Refugees - Over 300,0004 Burmese nationals have fled to the Burma/Thai border in recent years, constituting the largest population of refugees in S.E. Asia. Having escaped the regime’s repression, those who flee are harassed by Thai authorities, threatened with deportation, denied refugee status and stripped of rights under Thai law’s narrow definition of refugees which includes only those fleeing ‘armed conflicts between states’. Internally Displaced Persons, those who remain in the Burma but who have fled their villages due to widespread violent intimidation, number more than 1 million.

Economic & Social Collapse - Having acquired the title ‘most undeveloped nation status’ in 1987, a country once known as ‘the rice bowl of Asia’ is now a land of hungry people who queue for rice, while vast quantities are exported for foreign currency. Burma ranks 190th of 191 nations in the World Health Organisation’s index of ‘World Health Service Performance’ for 2000. It is estimated 1 child in 3 is malnourished, while 1 doctor serves every 12,000 people in a country ravaged by HIV/AIDS.

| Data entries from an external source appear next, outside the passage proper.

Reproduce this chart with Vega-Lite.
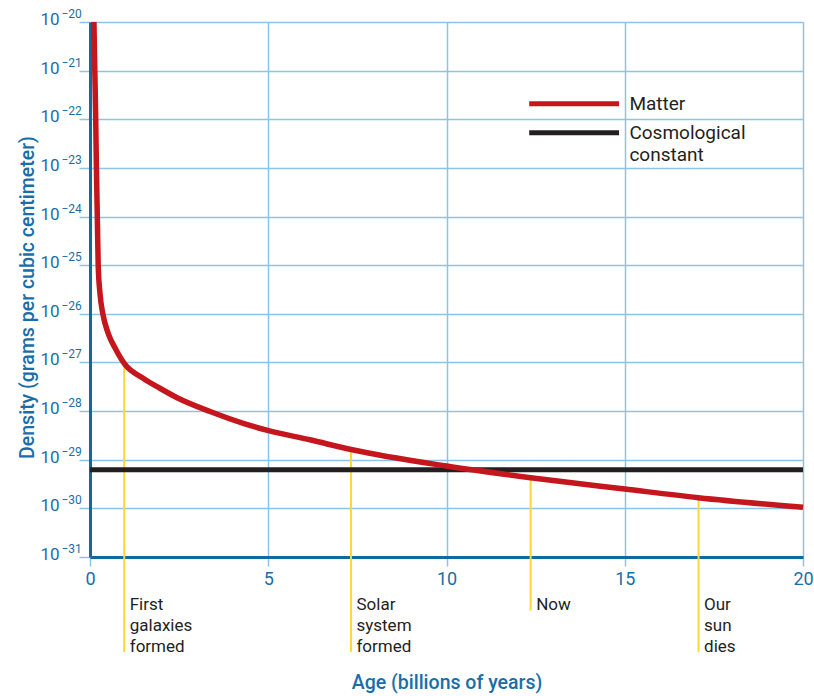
{
  "$schema": "https://vega.github.io/schema/vega-lite/v6.json",
  "width": 713,
  "height": 535,
  "autosize": "none",
  "padding": {"left": 90, "top": 22, "right": 11, "bottom": 139},
  "background": "white",
  "config": {
    "view": {"stroke": null},
    "font": "Roboto",
    "axis": {
      "domainColor": "#10699f",
      "domainWidth": 3,
      "gridColor": "#8dc3e4",
      "gridWidth": 1.5,
      "tickColor": "#8dc3e4",
      "tickWidth": 1.5,
      "labelColor": "#1a6ea8",
      "labelFont": "Roboto",
      "titleColor": "#1a6ea8",
      "titleFont": "Roboto",
      "titleFontWeight": 500,
      "titleFontSize": 19.5
    }
  },
  "datasets": {
    "density": [
      {"series": "Matter", "t": 0.11, "density": 1e-20},
      {"series": "Matter", "t": 0.135, "density": 1e-21},
      {"series": "Matter", "t": 0.16, "density": 1e-22},
      {"series": "Matter", "t": 0.18, "density": 1e-23},
      {"series": "Matter", "t": 0.205, "density": 1e-24},
      {"series": "Matter", "t": 0.23, "density": 1e-25},
      {"series": "Matter", "t": 0.28, "density": 2.63e-26},
      {"series": "Matter", "t": 0.36, "density": 1e-26},
      {"series": "Matter", "t": 0.51, "density": 3.98e-27},
      {"series": "Matter", "t": 0.7, "density": 2.0e-27},
      {"series": "Matter", "t": 0.97, "density": 9.3e-28},
      {"series": "Matter", "t": 1.5, "density": 4.68e-28},
      {"series": "Matter", "t": 1.96, "density": 2.95e-28},
      {"series": "Matter", "t": 2.43, "density": 1.91e-28},
      {"series": "Matter", "t": 3.37, "density": 9.8e-29},
      {"series": "Matter", "t": 4.3, "density": 5.6e-29},
      {"series": "Matter", "t": 5.01, "density": 3.98e-29},
      {"series": "Matter", "t": 6.17, "density": 2.57e-29},
      {"series": "Matter", "t": 7.32, "density": 1.62e-29},
      {"series": "Matter", "t": 10.0, "density": 7.4e-30},
      {"series": "Matter", "t": 12.36, "density": 4.27e-30},
      {"series": "Matter", "t": 15.0, "density": 2.5e-30},
      {"series": "Matter", "t": 17.06, "density": 1.66e-30},
      {"series": "Matter", "t": 20.0, "density": 1.05e-30},
      {"series": "Cosmological constant", "t": 0, "density": 6.2e-30},
      {"series": "Cosmological constant", "t": 20, "density": 6.2e-30}
    ],
    "events": [
      {"t": 0.96, "top": 9.3e-28, "bottom": 1.12e-33, "textY": 8.1e-33, "label": "First\ngalaxies\nformed"},
      {"t": 7.32, "top": 1.62e-29, "bottom": 1.12e-33, "textY": 8.1e-33, "label": "Solar\nsystem\nformed"},
      {"t": 12.36, "top": 4.27e-30, "bottom": 7.9e-33, "textY": 8.1e-33, "label": "Now"},
      {"t": 17.07, "top": 1.66e-30, "bottom": 1.12e-33, "textY": 8.1e-33, "label": "Our\nsun\ndies"}
    ],
    "legend": [
      {"series": "Matter", "x": 12.32, "x2": 14.84, "y": 2.09e-22, "tx": 15.13, "ty": 1.55e-22, "label": "Matter"},
      {"series": "Cosmological constant", "x": 12.32, "x2": 14.84, "y": 5.31e-23, "tx": 15.13, "ty": 3.94e-23, "label": "Cosmological\nconstant"}
    ]
  },
  "encoding": {
    "x": {
      "type": "quantitative",
      "scale": {"domain": [0, 20], "nice": false, "zero": false},
      "axis": {
        "title": "Age (billions of years)",
        "values": [0, 5, 10, 15, 20],
        "grid": true,
        "tickSize": 9,
        "labelFontSize": 18,
        "labelPadding": 4,
        "labelFlush": false,
        "titleY": 131,
        "titleBaseline": "alphabetic"
      }
    },
    "y": {
      "type": "quantitative",
      "scale": {"type": "log", "domain": [1e-31, 1e-20], "nice": false}
    }
  },
  "layer": [
    {
      "data": {"name": "events"},
      "mark": {"type": "rule", "color": "#fdd835", "strokeWidth": 2},
      "encoding": {
        "x": {"field": "t"},
        "y": {
          "field": "top",
          "axis": {
            "orient": "left",
            "title": "Density (grams per cubic centimeter)",
            "values": [1e-31, 1e-30, 1e-29, 1e-28, 1e-27, 1e-26, 1e-25, 1e-24, 1e-23, 1e-22, 1e-21, 1e-20],
            "grid": true,
            "tickSize": 11,
            "labelFontSize": 17,
            "labelPadding": 20,
            "labelOffset": -2.5,
            "labelFlush": false,
            "labelExpr": "'10'",
            "titleX": -57,
            "titleY": 275,
            "titleBaseline": "alphabetic"
          }
        },
        "y2": {"field": "bottom"}
      }
    },
    {
      "data": {"name": "events"},
      "mark": {"type": "text", "align": "left", "baseline": "alphabetic", "dx": 5.5, "fontSize": 17, "lineBreak": "\n", "lineHeight": 21, "color": "#231f20"},
      "encoding": {
        "x": {"field": "t"},
        "y": {
          "field": "textY",
          "axis": {
            "orient": "left",
            "title": null,
            "values": [1e-31, 1e-30, 1e-29, 1e-28, 1e-27, 1e-26, 1e-25, 1e-24, 1e-23, 1e-22, 1e-21, 1e-20],
            "grid": false,
            "domain": false,
            "ticks": false,
            "tickSize": 0,
            "labelFontSize": 12,
            "labelAlign": "left",
            "labelBaseline": "middle",
            "labelPadding": 29,
            "labelOffset": -8.5,
            "labelFlush": false,
            "labelExpr": "'−' + abs(round(log(datum.value) / LN10))"
          }
        },
        "text": {"field": "label", "type": "nominal"}
      }
    },
    {
      "data": {"name": "density"},
      "transform": [{"filter": "datum.series == 'Cosmological constant'"}],
      "mark": {"type": "line", "strokeWidth": 5},
      "encoding": {
        "x": {"field": "t"},
        "y": {"field": "density", "axis": null},
        "color": {
          "field": "series",
          "type": "nominal",
          "scale": {"domain": ["Matter", "Cosmological constant"], "range": ["#c4161c", "#231f20"]},
          "legend": null
        }
      }
    },
    {
      "data": {"name": "density"},
      "transform": [{"filter": "datum.series == 'Matter'"}],
      "mark": {"type": "line", "strokeWidth": 5.5, "interpolate": "monotone"},
      "encoding": {
        "x": {"field": "t"},
        "y": {"field": "density", "axis": null},
        "color": {"field": "series", "type": "nominal", "legend": null}
      }
    },
    {
      "data": {"name": "legend"},
      "mark": {"type": "rule", "strokeWidth": 5},
      "encoding": {
        "x": {"field": "x"},
        "x2": {"field": "x2"},
        "y": {"field": "y", "axis": null},
        "color": {"field": "series", "type": "nominal", "legend": null}
      }
    },
    {
      "data": {"name": "legend"},
      "mark": {"type": "text", "align": "left", "baseline": "alphabetic", "fontSize": 19, "lineBreak": "\n", "lineHeight": 22, "color": "#231f20"},
      "encoding": {
        "x": {"field": "tx"},
        "y": {"field": "ty", "axis": null},
        "text": {"field": "label", "type": "nominal"}
      }
    }
  ],
  "resolve": {"axis": {"y": "independent"}}
}
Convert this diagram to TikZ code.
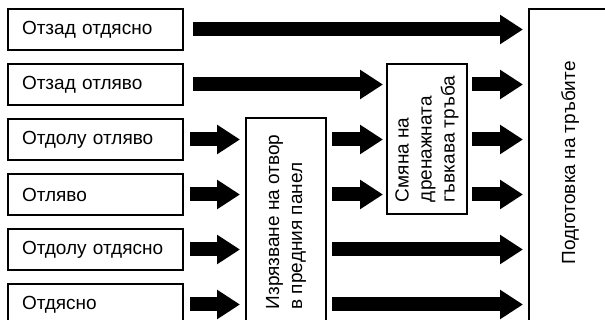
\documentclass[tikz,border=0pt]{standalone}
\usepackage{fontspec}
\setmainfont{Liberation Sans}
\usetikzlibrary{arrows.meta}
\begin{document}
\begin{tikzpicture}[x=1pt,y=-1pt,
  box/.style={draw, line width=1.2pt, outer sep=0pt, inner sep=0pt},
  lbox/.style={box, minimum width=175pt, minimum height=41pt, text width=147pt, align=left, font=\fontsize{19}{22}\selectfont},
  vbox/.style={box, rotate=90, minimum height=80pt, align=left, font=\fontsize{19}{23}\selectfont},
  vtext/.style={rotate=90, inner sep=0pt, font=\fontsize{19}{23}\selectfont},
  big/.style={line width=14pt, -{Triangle[length=23pt,width=28pt]}}
]
\useasboundingbox (0,0) rectangle (605,320);
\clip (0,0) rectangle (605,320);
% left boxes
\node[lbox] (l1) at (95.5,29.5) {Отзад отдясно};
\node[lbox] (l2) at (95.5,84.5) {Отзад отляво};
\node[lbox] (l3) at (95.5,139.5) {Отдолу отляво};
\node[lbox] (l4) at (95.5,194.5) {Отляво};
\node[lbox] (l5) at (95.5,249.5) {Отдолу отдясно};
\node[lbox] (l6) at (95.5,304.5) {Отдясно};
% middle boxes
\node[vbox, minimum width=208pt] (i) at (286,222) {Изрязване на отвор\\в предния панел};
\node[vbox, minimum width=150pt] (s) at (427,139) {Смяна на\\дренажната\\гъвкава тръба};
% right box
\node[box, minimum width=90pt, minimum height=340pt, anchor=north west] (p) at (529,9) {};
\node[vtext] (pt) at (570,163) {Подготовка на тръбите};
% arrows
\draw[big, shorten <=10pt, shorten >=6pt] (l1.east) -- (l1.east -| p.west);
\draw[big, shorten <=10pt, shorten >=4pt] (l2.east) -- (l2.east -| s.north);
\draw[big, shorten <=5pt, shorten >=6pt] (l2.east -| s.south) -- (l2.east -| p.west);
\foreach \k in {3,4,5,6}{
  \draw[big, shorten <=7pt, shorten >=6pt] (l\k.east) -- (l\k.east -| i.north);
}
\foreach \k in {3,4}{
  \draw[big, shorten <=6pt, shorten >=4pt] (l\k.east -| i.south) -- (l\k.east -| s.north);
  \draw[big, shorten <=5pt, shorten >=6pt] (l\k.east -| s.south) -- (l\k.east -| p.west);
}
\foreach \k in {5,6}{
  \draw[big, shorten <=6pt, shorten >=6pt] (l\k.east -| i.south) -- (l\k.east -| p.west);
}
\end{tikzpicture}
\end{document}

Schools and universities - considered a focus of dissent - are subject to arbitrary closure and literacy rates have plunged as an entire generation pays the price of guns over education.


1 Hundreds of peaceful pro-democracy demonstrators, including Buddhist monks,were massacred by troops and thousands more were murdered or arrested in the months that followed.

2 The pro-democracy National League for Democracy (NLD) won 392 of 485 seats (82%) in 1990 General Elections. The regime’s response was to ignore the results and escalate its repression.

3 ‘My Gun Was As Tall As Me’, Human Rights Watch report, October 2002.

4 Christian Solidarity Worldwide, fact-finding visit to the Thai border quoting Burmese Border Consortium figures, Nov 2002.